<<<<

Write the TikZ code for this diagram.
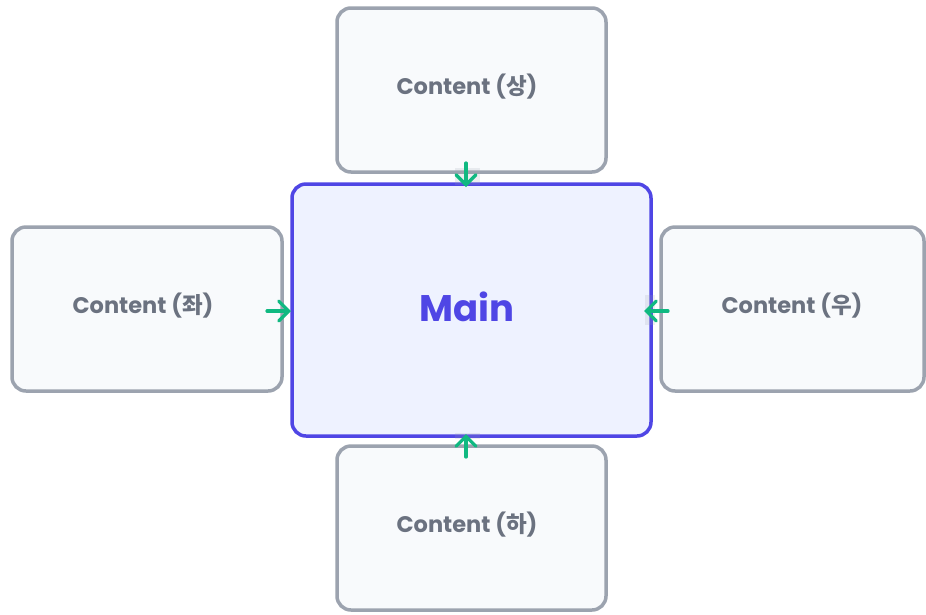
\documentclass[tikz,border=0pt]{standalone}
\usepackage{fontspec}
\setmainfont{Poppins}
\newfontfamily\kr{Noto Sans CJK KR}
\usetikzlibrary{arrows.meta}
\definecolor{boxfill}{HTML}{F8FAFC}
\definecolor{boxline}{HTML}{9CA3AF}
\definecolor{mainfill}{HTML}{EEF2FF}
\definecolor{mainline}{HTML}{4F46E5}
\definecolor{txt}{HTML}{6B7280}
\definecolor{arr}{HTML}{10B981}
\tikzset{
  cbox/.style={draw=boxline, fill=boxfill, line width=3.5pt, rounded corners=14pt},
  mbox/.style={draw=mainline, fill=mainfill, line width=3.5pt, rounded corners=14pt},
  ctext/.style={text=txt, font=\fontsize{22.5}{26}\selectfont\bfseries},
  mtext/.style={text=mainline, font=\fontsize{37}{42}\selectfont\bfseries},
  conn/.style={draw=arr, line width=3.2pt, line cap=round, -{Straight Barb[length=10pt,width=20pt,line cap=round]}},
  lbg/.style={fill=boxline, fill opacity=0.18, inner sep=0pt, draw=none}
}
\begin{document}
\begin{tikzpicture}[x=1pt,y=-1pt]
\useasboundingbox (0,0) rectangle (926,614);
\fill[white] (0,0) rectangle (926,614);
% boxes
\draw[cbox] (337,8) rectangle (606,172);
\draw[cbox] (12,227) rectangle (282,391);
\draw[cbox] (661,227) rectangle (924,391);
\draw[cbox] (337,446) rectangle (606,610);
\draw[mbox] (292,184) rectangle (651,436);
% texts
\node[ctext] (top) at (467,87) {Content ({\kr\bfseries 상})};
\node[ctext] (left) at (143,306) {Content ({\kr\bfseries 좌})};
\node[ctext] (right) at (792,306) {Content ({\kr\bfseries 우})};
\node[ctext] (bottom) at (467,525) {Content ({\kr\bfseries 하})};
\node[mtext] (main) at (467,307) {Main};
% label backgrounds
\node[lbg, minimum width=25pt, minimum height=17pt] (l1) at (467,176) {};
\node[lbg, minimum width=10pt, minimum height=30pt] (l3) at (650,310) {};
\node[lbg, minimum width=25pt, minimum height=6pt] (l4) at (467,436) {};
% anchors
\coordinate (ta) at (466,163);
\coordinate (tb) at (466,187);
\coordinate (la) at (267,311);
\coordinate (lb) at (291,311);
\coordinate (ra) at (668,311);
\coordinate (rb) at (644,311);
\coordinate (ba) at (466,457);
\coordinate (bb) at (466,434);
\draw[conn] (ta) -- (tb);
\draw[conn] (la) -- (lb);
\draw[conn] (ra) -- (rb);
\draw[conn] (ba) -- (bb);
\end{tikzpicture}
\end{document}
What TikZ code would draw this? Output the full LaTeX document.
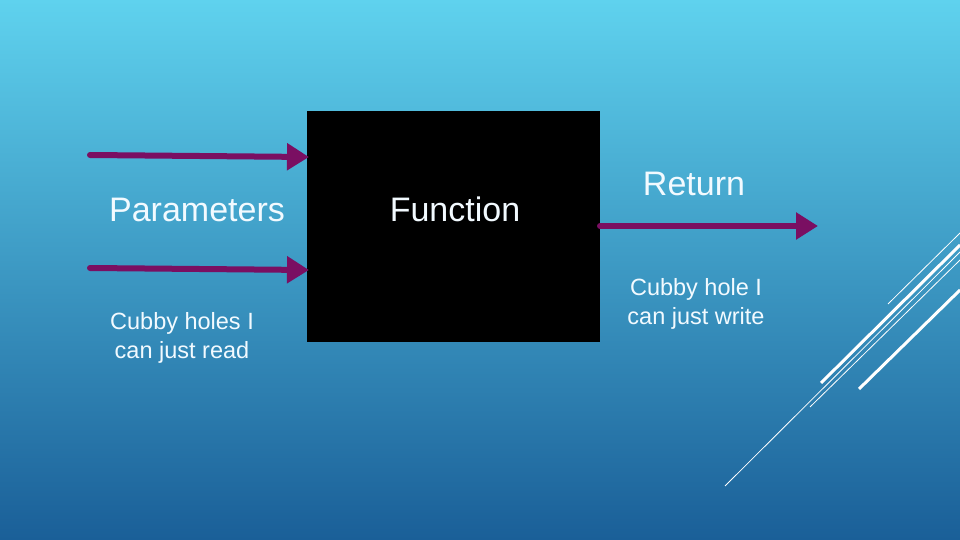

>>>>

REQUIRED TASK:
Each record must be quoted in full and exactly. Do not include the pictures.

TASK RESULT:
Write the TikZ code for this diagram.
\documentclass[tikz,border=0pt]{standalone}
\usepackage{fontspec}
\setmainfont{Poppins}
\newfontfamily\kr{Noto Sans CJK KR}
\usetikzlibrary{arrows.meta}
\definecolor{boxfill}{HTML}{F8FAFC}
\definecolor{boxline}{HTML}{9CA3AF}
\definecolor{mainfill}{HTML}{EEF2FF}
\definecolor{mainline}{HTML}{4F46E5}
\definecolor{txt}{HTML}{6B7280}
\definecolor{arr}{HTML}{10B981}
\tikzset{
  cbox/.style={draw=boxline, fill=boxfill, line width=3.5pt, rounded corners=14pt},
  mbox/.style={draw=mainline, fill=mainfill, line width=3.5pt, rounded corners=14pt},
  ctext/.style={text=txt, font=\fontsize{22.5}{26}\selectfont\bfseries},
  mtext/.style={text=mainline, font=\fontsize{37}{42}\selectfont\bfseries},
  conn/.style={draw=arr, line width=3.2pt, line cap=round, -{Straight Barb[length=10pt,width=20pt,line cap=round]}},
  lbg/.style={fill=boxline, fill opacity=0.18, inner sep=0pt, draw=none}
}
\begin{document}
\begin{tikzpicture}[x=1pt,y=-1pt]
\useasboundingbox (0,0) rectangle (926,614);
\fill[white] (0,0) rectangle (926,614);
% boxes
\draw[cbox] (337,8) rectangle (606,172);
\draw[cbox] (12,227) rectangle (282,391);
\draw[cbox] (661,227) rectangle (924,391);
\draw[cbox] (337,446) rectangle (606,610);
\draw[mbox] (292,184) rectangle (651,436);
% texts
\node[ctext] (top) at (467,87) {Content ({\kr\bfseries 상})};
\node[ctext] (left) at (143,306) {Content ({\kr\bfseries 좌})};
\node[ctext] (right) at (792,306) {Content ({\kr\bfseries 우})};
\node[ctext] (bottom) at (467,525) {Content ({\kr\bfseries 하})};
\node[mtext] (main) at (467,307) {Main};
% label backgrounds
\node[lbg, minimum width=25pt, minimum height=17pt] (l1) at (467,176) {};
\node[lbg, minimum width=10pt, minimum height=30pt] (l3) at (650,310) {};
\node[lbg, minimum width=25pt, minimum height=6pt] (l4) at (467,436) {};
% anchors
\coordinate (ta) at (466,163);
\coordinate (tb) at (466,187);
\coordinate (la) at (267,311);
\coordinate (lb) at (291,311);
\coordinate (ra) at (668,311);
\coordinate (rb) at (644,311);
\coordinate (ba) at (466,457);
\coordinate (bb) at (466,434);
\draw[conn] (ta) -- (tb);
\draw[conn] (la) -- (lb);
\draw[conn] (ra) -- (rb);
\draw[conn] (ba) -- (bb);
\end{tikzpicture}
\end{document}
What TikZ code would draw this? Output the full LaTeX document.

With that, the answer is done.